1 – Pastor Rick didn't really need a microphone. He shouted through most of the sermon in a broad American accent, which, combined with the poor acoustics, made him quite difficult to hear. He is evidently well practiced in public speaking, but his score reflects the content, not the style of his message. There were lots of vague statements about mantles of anointing and clouds of witnesses that were barely coherent. All the while, Patty, Rick's wife, was playing keyboards behind him as a kind of mood music.
In a nutshell, what was the sermon about?
It was about Israel's role in the world, with particular reference to its relation to the United States. One of the slides read: "USA plays a very important role in Israel as her supporter and in the Middle East. Pray for Donald Trump that God uses him as His instrument." However, Israel [he said] is not wholly godly; most of them are socialists. God is positioning the UK for a new move of his. Emmanuel church is strategically poised for a fresh wind of the Holy Spirit through prayer. World War II was won more by prayer than on the ground. All nations (by this he meant ethnic groups) have a gift and calling from God. Our membership of the kingdom of God does not erase our ethnicity. To know God fully, we must know his heart for all the descendants of Abraham. If you ever want to know why there is so much oil in the Middle East, it's because God blessed Ishmael. In thinking through the roles of Abraham's offspring, our thinking must be formed by God's Word, not by humanistic media, the latter of which was formed in atheistic universities with an anti-God agenda. The Temple Mount is still the home of God on earth; it is the throne of the world. The "Isaiah 19 highway" (seemingly a specific reference to Isaiah 19:23-25) is the key to restoring worship of the true God on his Holy Hill. Both Asia and Africa will play an important role in building this highway.

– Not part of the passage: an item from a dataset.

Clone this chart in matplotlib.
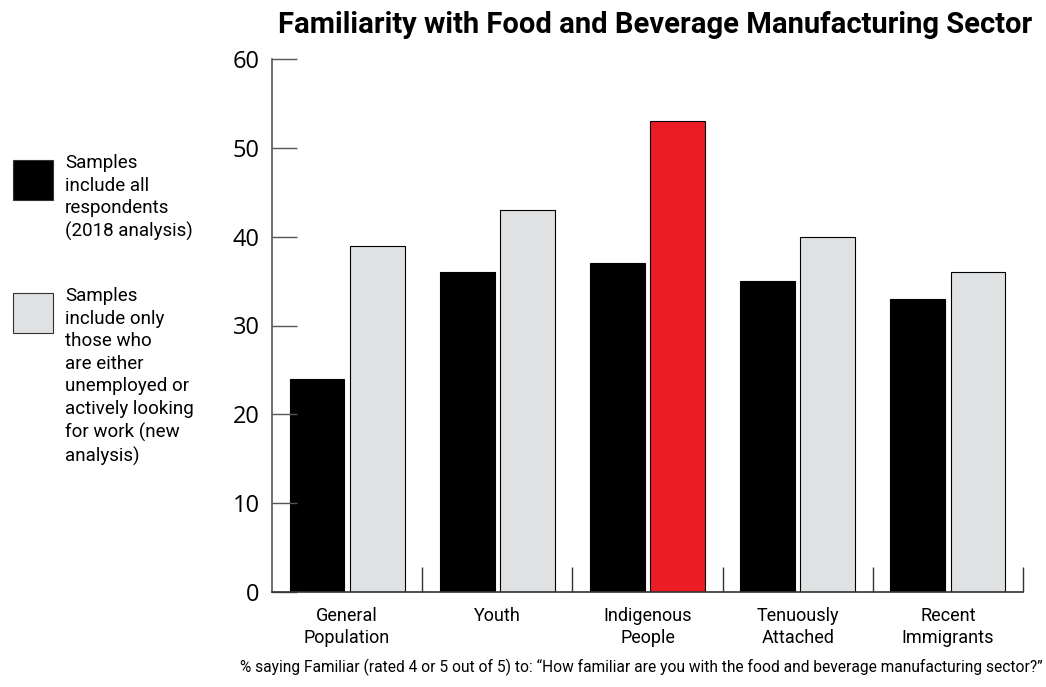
import numpy as np
import matplotlib.pyplot as plt
from matplotlib.patches import Rectangle

categories = ["General\nPopulation", "Youth", "Indigenous\nPeople", "Tenuously\nAttached", "Recent\nImmigrants"]
all_respondents = [24, 36, 37, 35, 33]
job_seekers = [39, 43, 53, 40, 36]
highlight = "Indigenous\nPeople"

legend_labels = [
    "Samples\ninclude all\nrespondents\n(2018 analysis)",
    "Samples\ninclude only\nthose who\nare either\nunemployed or\nactively looking\nfor work (new\nanalysis)",
]

BLACK = "#000000"
GRAY = "#e0e1e3"
RED = "#ec1c24"

plt.rcParams["font.family"] = ["Roboto", "DejaVu Sans"]

fig = plt.figure(figsize=(10.46, 6.87), dpi=100)
ax = fig.add_axes([272 / 1046, 1 - 592 / 687, (1023 - 272) / 1046, (592 - 59) / 687])

x = np.arange(len(categories))
w = 0.365
ax.bar(x - 0.2, all_respondents, w, color=BLACK, edgecolor=BLACK, linewidth=0.8)
gray_colors = [RED if c == highlight else GRAY for c in categories]
ax.bar(x + 0.2, job_seekers, w, color=gray_colors, edgecolor=BLACK, linewidth=0.8)

ax.set_xlim(-0.5, len(categories) - 0.5)
ax.set_ylim(0, 60)
ax.set_yticks(range(0, 61, 10))
ax.set_yticklabels([str(v) for v in range(0, 61, 10)], fontsize=17, family=["Open Sans", "DejaVu Sans"])
ax.tick_params(axis="y", direction="in", length=18, width=1, color="#555555", pad=9)

# category boundary ticks on the x axis
ax.set_xticks(np.arange(len(categories)) + 0.5, minor=True)
ax.set_xticks(x)
ax.set_xticklabels(categories, fontsize=13, linespacing=1.25)
ax.tick_params(axis="x", which="major", length=0, pad=11)
ax.tick_params(axis="x", which="minor", direction="in", length=18, width=1, color="#333333")

for s in ["top", "right"]:
    ax.spines[s].set_visible(False)
ax.spines["left"].set_color("#555555")
ax.spines["bottom"].set_color("#333333")
ax.spines["left"].set_linewidth(1.2)
ax.spines["bottom"].set_linewidth(1.2)

fig.text(655 / 1046, 1 - 25 / 687, "Familiarity with Food and Beverage Manufacturing Sector",
         ha="center", va="center", fontsize=21, fontweight="bold")

fig.text(1043 / 1046, 1 - 667 / 687,
         "% saying Familiar (rated 4 or 5 out of 5) to: \u201cHow familiar are you with the food and beverage manufacturing sector?\u201d",
         ha="right", va="center", fontsize=11.2)

# legend
for (y0, col), lab in zip([(160, BLACK), (293, GRAY)], legend_labels):
    fig.patches.append(Rectangle((13 / 1046, 1 - (y0 + 40) / 687), 40 / 1046, 40 / 687,
                                 transform=fig.transFigure, facecolor=col, edgecolor="#333333", linewidth=0.8))
    fig.text(65 / 1046, 1 - (y0 - 6) / 687, lab, ha="left", va="top", fontsize=13.5, linespacing=1.33)

fig.savefig("out.png", dpi=100)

Which part of the service was like being in heaven?
Throughout the service, I could see, in the far corner, a deaf interpreter translating the whole service. Yet they seemed to be doing so for the benefit of only one person. It reminded me of the parable of the sheep and the goats: Whatever you did for one of the least of these brothers and sisters of mine, you did for me. It was a lovely example of a ministry of inclusion.
And which part was like being in... er... the other place?
Undoubtedly, the sermon. It was awash with platitudes, shoddy exegesis and bizarre assertions.
What happened when you hung around after the service looking lost?
Not much. Only one person spoke to me for a few seconds. One very enthusiastic man who was trying to shake hands with everyone momentarily caught my hand in his grasp. Other than that, I came and went without anyone speaking to me for more than a minute.
How would you describe the after-service coffee?
If there was any, it was a well-kept secret. There was no public notice about any refreshments, nor was there a personal invitation.
How would you feel about making another visit (where 10 = ecstatic, 0 = terminal)?
1 – Zionism is not my cup of tea.
Did the service make you feel glad to be a Christian?
What one thing will you remember about all this in seven days' time ?
The feeling of how uncomfortable I was being in the presence of a shouty American Zionist.